Si le danger semble venir au départ des humains devenus insectes tueurs, les hommes sont loin d’être de gentils agneaux ne voulant que le bien de leur prochain. Ainsi la monstruosité physique des cagasters révèle surtout celle morale de l’humain, sommé de perdre tout scrupule face à un éventuel danger sous prétexte de survie de son espèce. Les exterminateurs sont alors chargés du sale boulot, celui d’exécuter ceux coupables d’avoir perdu leur droit à l’humanité. Quitte ensuite à être haïs pour avoir tué froidement un membre aimé de la famille…

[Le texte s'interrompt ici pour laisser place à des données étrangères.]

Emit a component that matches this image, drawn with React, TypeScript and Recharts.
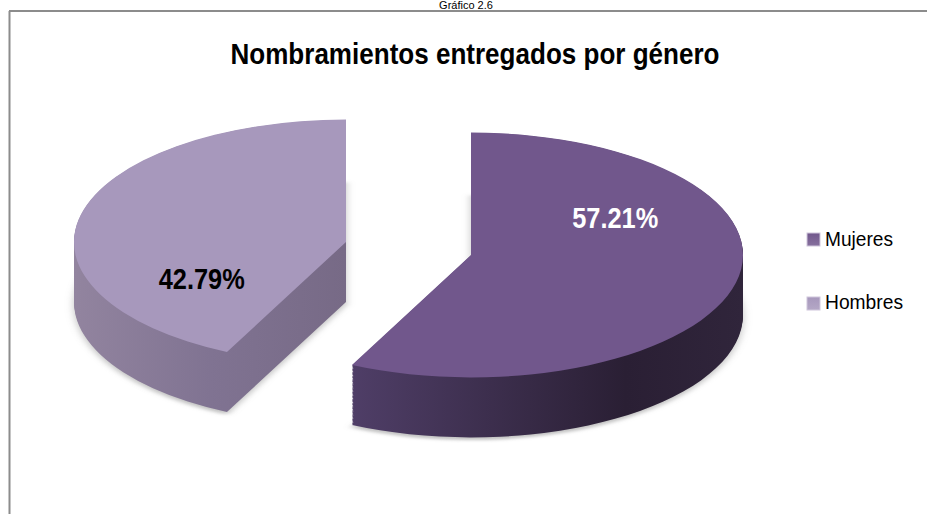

L’univers mis en scène par la mangaka est en soi assez classique en terme de monde post-apocalyptique : désertique, peu développé, revenu au stade des marchands et des guerriers. Mais c’est plutôt sur ses personnages que Hashimoto met l’accent, les rendant attachants et assez travaillés. Dommage néanmoins qu’elle n’ait pas suivi son idée de départ (expliquée à la fin du tome 5) avec une guerrière sauvant un cobaye, ayant finalement préféré revenir au très classique “chevalier sauvant sa princesse”. Kidow, le guerrier ombrageux au lourd passé, Ilie l’innocente jeune fille à protéger qui se trouve un job de serveuse-boniche dans un restaurant. Je regrette ainsi quelques bonnes petites doses de sexisme par ci par là, quelques paroles malheureuses dans la bouche de certains personnages mais si je ne lisais que des mangas qui plaisaient à ma facette féministe, j’aurais sans doute arrêté leur lecture depuis longtemps…

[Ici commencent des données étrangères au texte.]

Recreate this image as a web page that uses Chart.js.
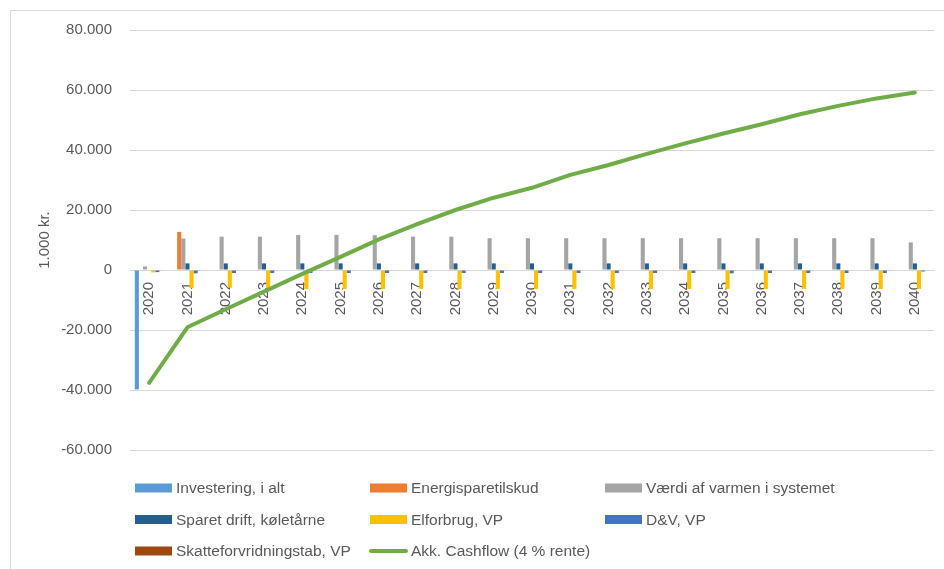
<!DOCTYPE html>
<html>
<head>
<meta charset="utf-8">
<script src="https://cdn.jsdelivr.net/npm/chart.js@4/dist/chart.umd.min.js"></script>
<style>
  html, body { margin: 0; padding: 0; background: #fff; }
  #wrap { width: 944px; height: 569px; position: relative; }
</style>
</head>
<body>
<div id="wrap"><canvas id="c" width="944" height="569"></canvas></div>
<script>
// Values in 1.000 kr.
const years = ['2020','2021','2022','2023','2024','2025','2026','2027','2028','2029','2030',
               '2031','2032','2033','2034','2035','2036','2037','2038','2039','2040'];

const investering = [-39800, null, null, null, null, null, null, null, null, null, null,
                     null, null, null, null, null, null, null, null, null, null];
const energisparetilskud = [null, 12700, null, null, null, null, null, null, null, null, null,
                            null, null, null, null, null, null, null, null, null, null];
const vaerdiVarme = [1200, 10500, 11100, 11100, 11700, 11700, 11600, 11100, 11100, 10600, 10600,
                     10600, 10600, 10600, 10600, 10600, 10600, 10600, 10600, 10600, 9200];
const sparetDrift = [0, 2200, 2200, 2200, 2200, 2200, 2200, 2200, 2200, 2200, 2200,
                     2200, 2200, 2200, 2200, 2200, 2200, 2200, 2200, 2200, 2200];
const elforbrug = [-800, -6100, -5900, -6100, -6300, -6300, -6300, -6300, -6300, -6300, -6300,
                   -6300, -6300, -6300, -6300, -6300, -6300, -6300, -6300, -6300, -6300];
const dogV = [-700, -1100, -1000, -1000, -1000, -1000, -1000, -1000, -1000, -1000, -1000,
              -1000, -1000, -1000, -1000, -1100, -1000, -1000, -1000, -1000, -500];
const skatteforvridning = [-150, -150, -150, -150, -150, -150, -150, -150, -150, -150, -150,
                           -150, -150, -150, -150, -150, -150, -150, -150, -150, -150];
const akkCashflow = [-37600, -19100, -13100, -7200, -1300, 4400, 10200, 15300, 20000, 24100, 27400,
                     31700, 35000, 38700, 42200, 45500, 48600, 51900, 54700, 57200, 59200];

const yTicks = { min: -60000, max: 80000, step: 20000 };

const FONT = '"Liberation Sans", Arial, sans-serif';
const TEXT = '#595959';
const GRID = '#d9d9d9';

function danishThousands(v) {
  const s = Math.abs(v).toString().replace(/\B(?=(\d{3})+(?!\d))/g, '.');
  return (v < 0 ? '-' : '') + s;
}

function bar(label, data, color) {
  return {
    type: 'bar', label, data,
    backgroundColor: color, borderWidth: 0,
    barPercentage: 1.0, categoryPercentage: 0.75,
    order: 1
  };
}

// Outer frame of the chart object
const frame = {
  id: 'frame',
  beforeDraw(chart) {
    const ctx = chart.ctx;
    ctx.save();
    ctx.fillStyle = '#fff';
    ctx.fillRect(0, 0, chart.width, chart.height);
    ctx.strokeStyle = GRID;
    ctx.lineWidth = 1;
    ctx.strokeRect(10.5, 10.5, chart.width + 20, chart.height + 20);
    ctx.restore();
  }
};

// Three-column legend under the plot
const gridLegend = {
  id: 'gridLegend',
  afterDraw(chart) {
    const ctx = chart.ctx;
    const sets = chart.data.datasets;
    ctx.save();
    ctx.font = '15.5px ' + FONT;
    ctx.textBaseline = 'middle';
    ctx.textAlign = 'left';
    sets.forEach((d, i) => {
      const col = i % 3, row = Math.floor(i / 3);
      const x = 135 + col * 235;
      const y = 488 + row * 31.5;
      if (d.type === 'line') {
        ctx.strokeStyle = d.borderColor;
        ctx.lineWidth = 4;
        ctx.lineCap = 'round';
        ctx.beginPath();
        ctx.moveTo(x + 1, y);
        ctx.lineTo(x + 36, y);
        ctx.stroke();
      } else {
        ctx.fillStyle = d.backgroundColor;
        ctx.fillRect(x, y - 4.5, 37, 9);
      }
      ctx.fillStyle = TEXT;
      ctx.fillText(d.label, x + 41, y + 1);
    });
    ctx.restore();
  }
};

new Chart(document.getElementById('c'), {
  type: 'bar',
  data: {
    labels: years,
    datasets: [
      bar('Investering, i alt', investering, '#5b9bd5'),
      bar('Energisparetilskud', energisparetilskud, '#ed7d31'),
      bar('Værdi af varmen i systemet', vaerdiVarme, '#a5a5a5'),
      bar('Sparet drift, køletårne', sparetDrift, '#255e91'),
      bar('Elforbrug, VP', elforbrug, '#ffc000'),
      bar('D&V, VP', dogV, '#4472c4'),
      bar('Skatteforvridningstab, VP', skatteforvridning, '#9e480e'),
      {
        type: 'line', label: 'Akk. Cashflow (4 % rente)', data: akkCashflow,
        borderColor: '#70ad47', backgroundColor: '#70ad47',
        borderWidth: 4, pointRadius: 0, tension: 0, fill: false,
        borderCapStyle: 'round', borderJoinStyle: 'round',
        order: 0
      }
    ]
  },
  options: {
    responsive: false,
    animation: false,
    devicePixelRatio: 1,
    layout: { padding: { left: 30, top: 30, right: 10, bottom: 119 } },
    plugins: {
      legend: { display: false },
      tooltip: { enabled: false }
    },
    scales: {
      x: {
        position: { y: 0 },
        offset: true,
        grid: { display: false },
        border: { display: true, color: GRID, width: 1 },
        ticks: {
          autoSkip: false, minRotation: 90, maxRotation: 90, padding: 4,
          color: TEXT, font: { family: FONT, size: 15 }
        },
        afterFit(s) { s.height = 0; }
      },
      y: {
        min: yTicks.min, max: yTicks.max,
        grid: { color: GRID, drawTicks: false },
        border: { display: false },
        ticks: {
          stepSize: yTicks.step, padding: 18,
          color: TEXT, font: { family: FONT, size: 15 },
          callback: (v) => danishThousands(v)
        },
        title: {
          display: true, text: '1.000 kr.', color: TEXT,
          font: { family: FONT, size: 15 }, padding: { top: 6, bottom: 0 }
        },
        afterFit(s) { s.width = 100; }
      }
    }
  },
  plugins: [frame, gridLegend]
});
</script>
</body>
</html>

On évite néanmoins toute dose de fan-service voyeur – amateurs de voluptueuses poitrines, passez votre chemin – et on reste tout de même face à une histoire dynamique et plutôt travaillée où se mêlent aussi bien la légèreté d’un quotidien heureux mais si fragile, les combats dynamiques où chaque coup peut achever n’importe quel personnage, les questionnements sur ce qu’est l’humain et ses limites, le bien, le mal, le moralement acceptable ou pas.
Dans les postfaces, la mangaka revient sur son idée de départ, des humains se transformant en insectes en citant comme référence La métamorphose de Kafka. Ou la question n’est pas de savoir “pourquoi ?” mais plutôt “comment vivre avec ça ?”. Ici, cela revient à “Comment vivre avec cette menace constante de voir un être cher se transformer et perdre toute chance d’être considéré comme ayant le droit d’exister ?”. Comment vivre avec le risque de soi-même terminer en bestiole découpeuse de chair humaine ? Comment survivre dignement face à une humanité qui préfère continuer à tuer ses congénères, incapable de remettre en question ses pulsions belliqueuses même face à une fin programmée ?

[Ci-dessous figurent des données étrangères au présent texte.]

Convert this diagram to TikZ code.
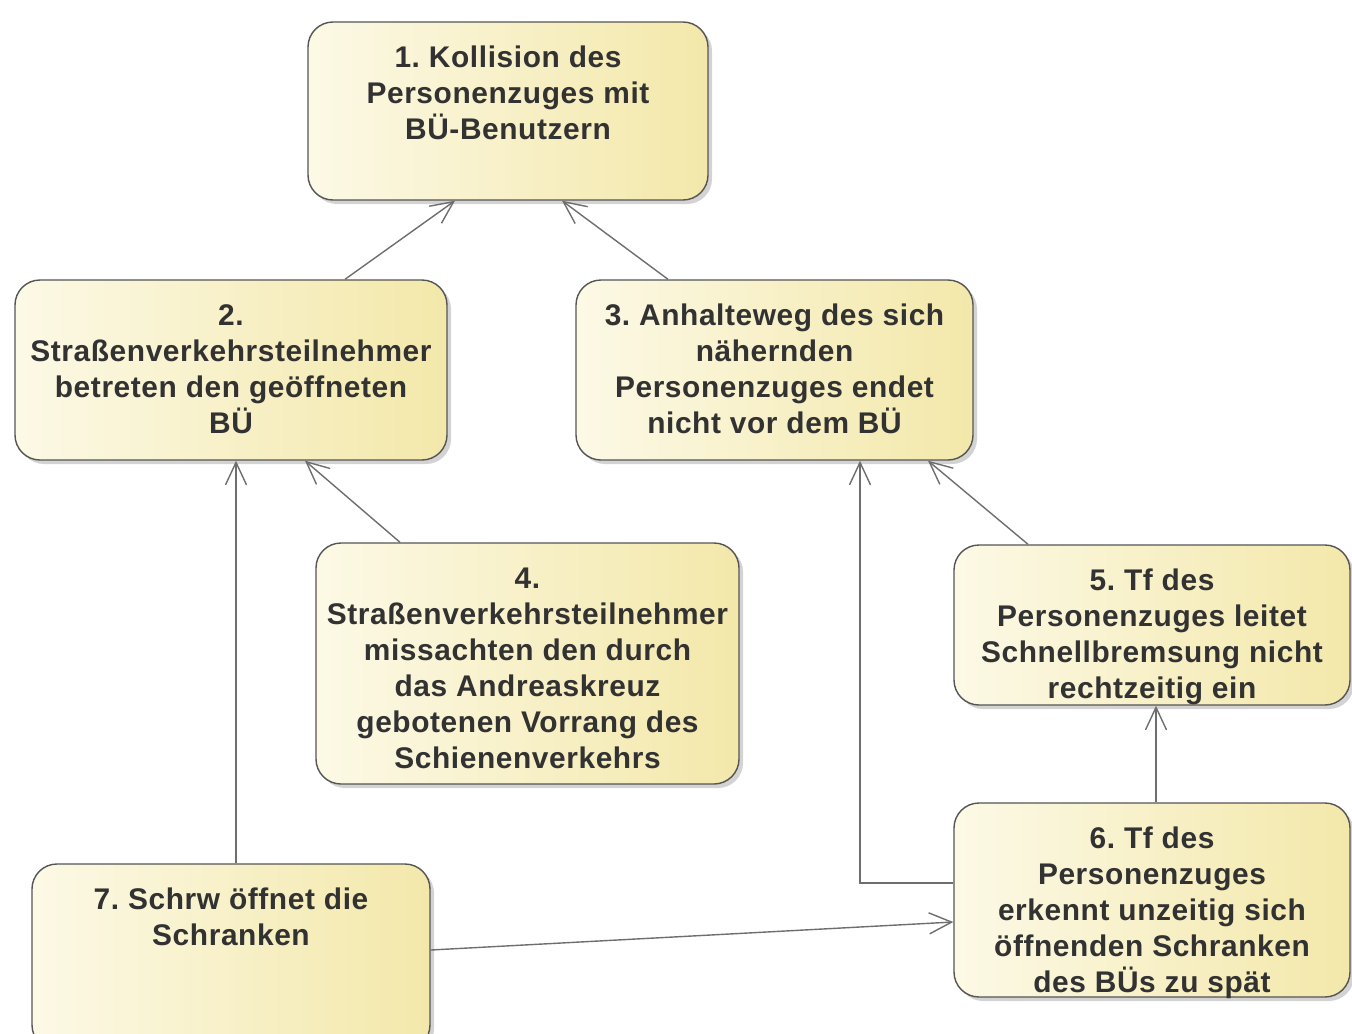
\documentclass[tikz,border=0pt]{standalone}
\usepackage{fontspec}
\setmainfont[LetterSpace=2]{Liberation Sans}
\usetikzlibrary{arrows.meta,shadows}
\definecolor{boxleft}{RGB}{252,249,230}
\definecolor{boxright}{RGB}{243,232,170}
\definecolor{boxline}{RGB}{85,85,85}
\definecolor{linkgray}{RGB}{110,110,110}
\definecolor{textgray}{RGB}{50,50,50}
\newcommand{\boxtext}[3]{\parbox[c][#2][t]{#1}{\centering\frenchspacing\strut #3}}
\tikzset{
	goalbox/.style={draw=boxline, line width=0.8pt, rounded corners=0.5cm, left color=boxleft, right color=boxright,
		inner xsep=0pt, inner ysep=0.41cm, text=textgray, font=\fontsize{17}{20.5}\selectfont\bfseries,
		drop shadow={shadow xshift=0.08cm, shadow yshift=-0.08cm, opacity=0.35}},
	link/.style={draw=linkgray, line width=0.8pt, -{Straight Barb[length=0.45cm,width=0.42cm]}}
}
\begin{document}
\begin{tikzpicture}
	\useasboundingbox (0,0) rectangle (27.04,-20.66);
	\node[goalbox] (n1) at (10.16,-2.22) {\boxtext{8cm}{2.74cm}{1. Kollision des\\Personenzuges mit\\BÜ-Benutzern}};
	\node[goalbox] (n2) at (4.62,-7.4) {\boxtext{8.64cm}{2.78cm}{2.\\Straßenverkehrsteilnehmer\\betreten den geöffneten\\BÜ}};
	\node[goalbox] (n3) at (15.49,-7.4) {\boxtext{7.94cm}{2.78cm}{3. Anhalteweg des sich\\nähernden\\Personenzuges endet\\nicht vor dem BÜ}};
	\node[goalbox] (n4) at (10.55,-13.27) {\boxtext{8.46cm}{4.00cm}{4.\\Straßenverkehrsteilnehmer\\missachten den durch\\das Andreaskreuz\\gebotenen Vorrang des\\Schienenverkehrs}};
	\node[goalbox] (n5) at (23.04,-12.5) {\boxtext{7.92cm}{2.38cm}{5. Tf des\\Personenzuges leitet\\Schnellbremsung nicht\\rechtzeitig ein}};
	\node[goalbox] (n6) at (23.04,-18.0) {\boxtext{7.92cm}{3.06cm}{6. Tf des\\Personenzuges\\erkennt unzeitig sich\\öffnenden Schranken\\des BÜs zu spät}};
	\node[goalbox] (n7) at (4.62,-19.14) {\boxtext{7.96cm}{2.90cm}{7. Schrw öffnet die\\Schranken}};
	% links between the boxes
	\draw[link] ([xshift=2.28cm]n2.north) -- ([xshift=-1.06cm]n1.south);
	\draw[link] ([xshift=-2.13cm]n3.north) -- ([xshift=1.08cm]n1.south);
	\draw[link] ([xshift=-2.55cm]n4.north) -- ([xshift=1.48cm]n2.south);
	\draw[link] ([xshift=0.1cm]n7.north) -- ([xshift=0.1cm]n2.south);
	\draw[link] ([xshift=-2.48cm]n5.north) -- ([xshift=3.07cm]n3.south);
	\draw[link] ([yshift=0.34cm]n6.west) -| ([xshift=1.71cm]n3.south);
	\draw[link] ([xshift=0.08cm]n6.north) -- ([xshift=0.08cm]n5.south);
	\draw[link] ([yshift=0.14cm]n7.east) -- ([yshift=-0.44cm]n6.west);
\end{tikzpicture}
\end{document}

Par son ambiance et son univers, Cagaster me fait beaucoup penser à Immortal Rain de Kaori Ozaki (que je trouve néanmoins plus intense et plus travaillé). Une ambiance chargée de tendresse et de chaleur humaine entre les personnages qu’on apprend à connaître, mais où la mort est continuellement présente et où beaucoup vont devoir faire face à un destin souvent tragique, parfois déjà écrit à l’avance par d’autres. Ilie notamment porte un lourd poids qui la fait énormément évoluer au fil des pages, la rendant assez méconnaissable entre le tome 1 et 6, ayant deux facettes extrêmement différentes qui approfondissent le personnage.
Il est également intéressant, au travers des commentaires de la mangaka, de voir comment elle a fait évoluer son histoire, décidant des épisodes à incorporer ou pas, pour parvenir à un équilibre entre rythme et développement de ses personnages par des histoires annexes.
Cagaster s’avère donc être une lecture plaisante, prenante, dynamique et efficace, au delà du classicisme de son histoire ou de ses personnages, attachants, agrémenté d’un dessin plutôt agréable et bien maîtrisé.